Crawford W. Beveridge CBE is a Scottish-American technology executive.

Beveridge, originally from Scotland, attended the University of Edinburgh, earning a B.Sc. in social science. He followed that with an M.Sc. in industrial administration from the University of Bradford.

He was given the honor of a Commander of the Order of the British Empire in 1995 and was elected a Fellow of the Royal Society of Edinburgh in 2016.

Beveridge's business background included Hewlett-Packard, Digital Equipment Corp. and Analog Devices. In 1985, he joined Sun Microsystems as vice president of corporate resources, where he stayed until 1991, when he left and took the position of chief executive of Scottish Enterprise.

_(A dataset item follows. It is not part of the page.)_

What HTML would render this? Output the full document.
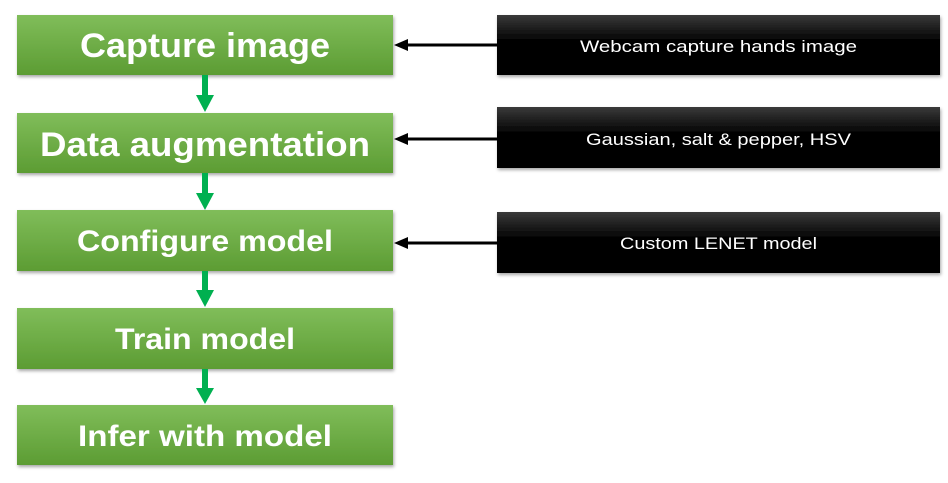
<!DOCTYPE html>
<html><head><meta charset="utf-8"><style>html,body{margin:0;padding:0;background:#fff}svg{display:block}</style></head>
<body>
<svg width="948" height="483" xmlns="http://www.w3.org/2000/svg">
<defs>
<linearGradient id="g" x1="0" y1="0" x2="0" y2="1"><stop offset="0" stop-color="#80bd5a"/><stop offset="1" stop-color="#5c9c33"/></linearGradient>
<linearGradient id="k" x1="0" y1="0" x2="0" y2="1"><stop offset="0" stop-color="#3a3a3a"/><stop offset="0.45" stop-color="#000"/><stop offset="1" stop-color="#000"/></linearGradient>
<filter id="s" x="-5%" y="-10%" width="110%" height="130%"><feDropShadow dx="1" dy="2" stdDeviation="1.5" flood-color="#000" flood-opacity="0.35"/></filter>
</defs>
<g filter="url(#s)">
<rect x="17" y="15" width="376" height="60" fill="url(#g)"/>
<rect x="17" y="113" width="376" height="60" fill="url(#g)"/>
<rect x="17" y="210" width="376" height="61" fill="url(#g)"/>
<rect x="17" y="308" width="376" height="61" fill="url(#g)"/>
<rect x="17" y="405" width="376" height="60" fill="url(#g)"/>
<rect x="497" y="15" width="443" height="60" fill="url(#k)"/>
<rect x="497" y="107" width="443" height="61" fill="url(#k)"/>
<rect x="497" y="212" width="443" height="61" fill="url(#k)"/>
</g>
<g fill="#fff" font-family="Liberation Sans, sans-serif" font-weight="bold">
<text x="80" y="57" font-size="34" textLength="250" lengthAdjust="spacingAndGlyphs">Capture image</text>
<text x="40" y="156" font-size="34" textLength="330" lengthAdjust="spacingAndGlyphs">Data augmentation</text>
<text x="77" y="251" font-size="30" textLength="256" lengthAdjust="spacingAndGlyphs">Configure model</text>
<text x="115" y="349" font-size="30" textLength="180" lengthAdjust="spacingAndGlyphs">Train model</text>
<text x="78" y="446" font-size="30" textLength="254" lengthAdjust="spacingAndGlyphs">Infer with model</text>
</g>
<g fill="#fff" font-family="Liberation Sans, sans-serif" font-size="17">
<text x="580" y="52" textLength="277" lengthAdjust="spacingAndGlyphs">Webcam capture hands image</text>
<text x="586" y="145" textLength="265" lengthAdjust="spacingAndGlyphs">Gaussian, salt &amp; pepper, HSV</text>
<text x="620" y="249" textLength="197" lengthAdjust="spacingAndGlyphs">Custom LENET model</text>
</g>
<g stroke="#000" stroke-width="3">
<line x1="405" y1="45" x2="497" y2="45"/>
<line x1="405" y1="139" x2="497" y2="139"/>
<line x1="405" y1="243" x2="497" y2="243"/>
</g>
<g fill="#000">
<polygon points="394,45 408,39 408,51"/>
<polygon points="394,139 408,133 408,145"/>
<polygon points="394,243 408,237 408,249"/>
</g>
<g fill="#00b050">
<path d="M202,75h6v20h6l-9,17l-9,-17h6z"/>
<path d="M202,173h6v20h6l-9,17l-9,-17h6z"/>
<path d="M202,271h6v19h6l-9,17l-9,-17h6z"/>
<path d="M202,369h6v19h6l-9,16l-9,-16h6z"/>
</g>
</svg>
</body></html>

In 2000, he returned to Sun to fill the position of executive vice president people and places and chief human resources officer. He was a board member of corporations outside of Sun, including Autodesk, Memec and Scottish Equity Partners. He is a non-executive chairman of the board in Autodesk and as of July 2016, Beveridge owns approximately $1.9 million worth of Autodesk shares.

He was executive vice president and chairman, EMEA, APAC and the Americas of Sun in 2007.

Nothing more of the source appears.